Recently a vaccines expert and head of the Oxford Vaccine Group, Professor Sir Andrew Pollard, told British MPs to stop focusing on herd immunity. COVID strains like the Delta variant have made it apparent that even fully inoculated people may still become infected; this possibility only increases with potential new mutations.
Sir Andrew warned the All-Party Parliamentary Group: ‘anyone still unvaccinated at some point will meet the virus.’
What is herd immunity?
Herd immunity is when enough people in a population or community have become protected or resistant to a disease or virus through previous infection or immunisation that the illness can no longer spread.
The Government recently announced that three-quarters of the UK’s adult population are now fully vaccinated. The Department of Health and Social Care released figures showing a whole 86,780,455 COVID shots have been given, with 89% of people receiving their first dose and 75% now being fully vaccinated.

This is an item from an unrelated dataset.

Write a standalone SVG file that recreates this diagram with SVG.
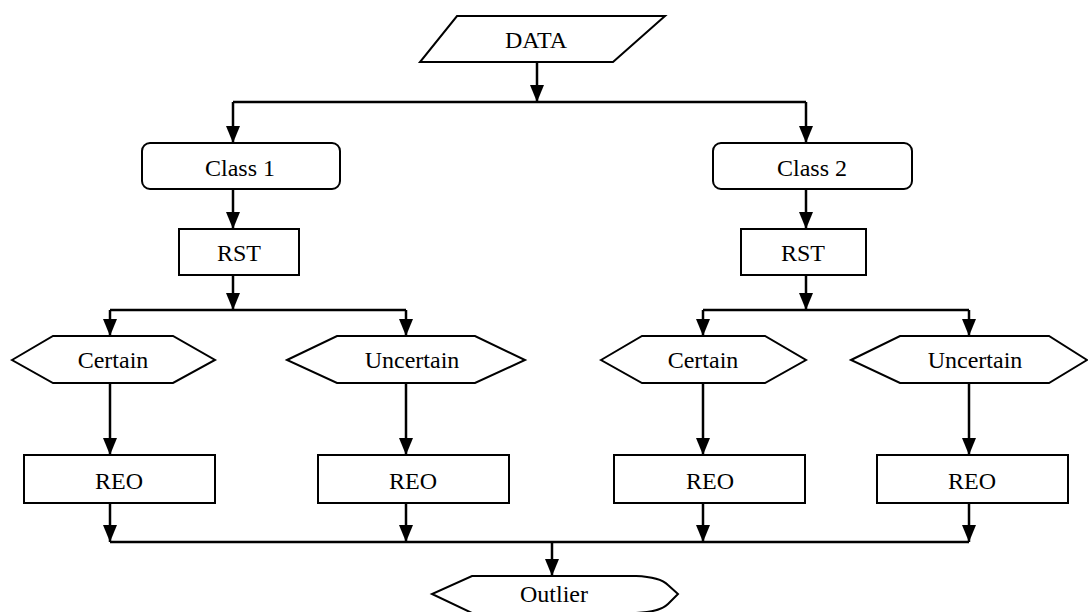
<svg xmlns="http://www.w3.org/2000/svg" width="1088" height="612" viewBox="0 0 1088 612">
<style>
.s{fill:#fff;stroke:#000;stroke-width:2}
.c{fill:none;stroke:#000;stroke-width:2.5}
.t{font-family:"Liberation Serif","Times New Roman",serif;font-size:24px;fill:#000;text-anchor:middle}
</style>
<defs>
<marker id="arr" markerUnits="userSpaceOnUse" markerWidth="18" markerHeight="16" viewBox="0 0 18 16" refX="17" refY="8" orient="auto">
<path d="M0,1 L17,8 L0,15 Z" fill="#000"/>
</marker>
</defs>
<rect width="1088" height="612" fill="#fff"/>
<g id="connectors">
<path class="c" d="M537,62 V102" marker-end="url(#arr)"/>
<path class="c" d="M233,102 H806"/>
<path class="c" d="M233,102 V143" marker-end="url(#arr)"/>
<path class="c" d="M806,102 V143" marker-end="url(#arr)"/>
<path class="c" d="M233,189 V229" marker-end="url(#arr)"/>
<path class="c" d="M806,189 V229" marker-end="url(#arr)"/>
<path class="c" d="M233,275 V310" marker-end="url(#arr)"/>
<path class="c" d="M806,275 V310" marker-end="url(#arr)"/>
<path class="c" d="M110,310 H406"/>
<path class="c" d="M703,310 H969"/>
<path class="c" d="M110,310 V336" marker-end="url(#arr)"/>
<path class="c" d="M406,310 V336" marker-end="url(#arr)"/>
<path class="c" d="M703,310 V336" marker-end="url(#arr)"/>
<path class="c" d="M969,310 V336" marker-end="url(#arr)"/>
<path class="c" d="M110,383 V455" marker-end="url(#arr)"/>
<path class="c" d="M406,383 V455" marker-end="url(#arr)"/>
<path class="c" d="M703,383 V455" marker-end="url(#arr)"/>
<path class="c" d="M969,383 V455" marker-end="url(#arr)"/>
<path class="c" d="M110,503 V542" marker-end="url(#arr)"/>
<path class="c" d="M406,503 V542" marker-end="url(#arr)"/>
<path class="c" d="M703,503 V542" marker-end="url(#arr)"/>
<path class="c" d="M969,503 V542" marker-end="url(#arr)"/>
<path class="c" d="M110,542 H969"/>
<path class="c" d="M552,542 V576" marker-end="url(#arr)"/>
</g>
<g id="data"><polygon class="s" points="457,16 665,16 613,62 420,62"/><text class="t" x="536" y="48">DATA</text></g>
<g id="class1"><rect class="s" x="142" y="143" width="198" height="46" rx="8"/><text class="t" x="240" y="176">Class 1</text></g>
<g id="class2"><rect class="s" x="713" y="143" width="199" height="46" rx="8"/><text class="t" x="812" y="176">Class 2</text></g>
<g id="rst1"><rect class="s" x="179" y="229" width="120" height="46"/><text class="t" x="239" y="261">RST</text></g>
<g id="rst2"><rect class="s" x="741" y="229" width="125" height="46"/><text class="t" x="803" y="261">RST</text></g>
<g id="certain1"><polygon class="s" points="12,360 53,336 173,336 215,360 173,383 53,383"/><text class="t" x="113" y="368">Certain</text></g>
<g id="uncertain1"><polygon class="s" points="287,360 337,336 475,336 525,360 475,383 337,383"/><text class="t" x="412" y="368">Uncertain</text></g>
<g id="certain2"><polygon class="s" points="601,360 642,336 765,336 806,360 765,383 642,383"/><text class="t" x="703" y="368">Certain</text></g>
<g id="uncertain2"><polygon class="s" points="851,360 900,336 1049,336 1087,360 1049,383 900,383"/><text class="t" x="975" y="368">Uncertain</text></g>
<g id="reo1"><rect class="s" x="24" y="455" width="191" height="48"/><text class="t" x="119" y="489">REO</text></g>
<g id="reo2"><rect class="s" x="318" y="455" width="191" height="48"/><text class="t" x="413" y="489">REO</text></g>
<g id="reo3"><rect class="s" x="614" y="455" width="191" height="48"/><text class="t" x="710" y="489">REO</text></g>
<g id="reo4"><rect class="s" x="877" y="455" width="191" height="48"/><text class="t" x="972" y="489">REO</text></g>
<g id="outlier"><path class="s" d="M472,576 H636 Q660,577 668,585 L678,594 L668,604 Q660,612 636,613 H472 L432,594 Z"/><text class="t" x="554" y="602">Outlier</text></g>
</svg>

However, Sir Andrew has warned that while vaccines may slow the spread of coronavirus, highly transmissible strains such as the Delta variant may not be contained altogether by jabs.
Sir Andrew continued: ‘We know very clearly with coronavirus that this current variant, the Delta variant, will still infect people who have been vaccinated, and that does mean that anyone who's still unvaccinated, at some point, will meet the virus.’
I think we are in a situation here with this current variant where herd immunity is not a possibility because it still infects vaccinated individuals.
Sir Andrew revealed to MPs that a new variant that’s even better at transmitting amongst vaccinated people couldn’t be ruled out, meaning the vaccine programme should no longer be geared towards reaching herd immunity.
However, the vaccines expert was hopeful that the UK would soon see ‘increasing confidence’ around their pandemic situation:
I think this next six months is a really important consolidation phase and in that shift from the epidemic to the endemic, which is the living with COVID. That doesn't mean that we live with it and put up with it - we still have to manage those cases of patients who become unwell with it.
Even if you can get infected it’s still important to get vaccinated
Despite vaccines effectively protecting people against coronavirus, a small number of breakthrough cases will always be expected. This is because no vaccine is 100% effective.
Additionally, the Delta variant, the UK’s dominant strain, can cause more severe infections and spread faster than the early forms of COVID, even amongst vaccinated people.
However, this doesn’t mean that coronavirus vaccines are useless or ineffective. In fact, COVID vaccines become even more critical when it comes to mutated strains of the virus. Even if vaccinated adults become infected, they are sick for a much shorter period, and their risk of severe illness and hospitalisations are drastically reduced. Those who are fully inoculated are also infectious for a shorter amount of time, reducing the transmissibility of the virus.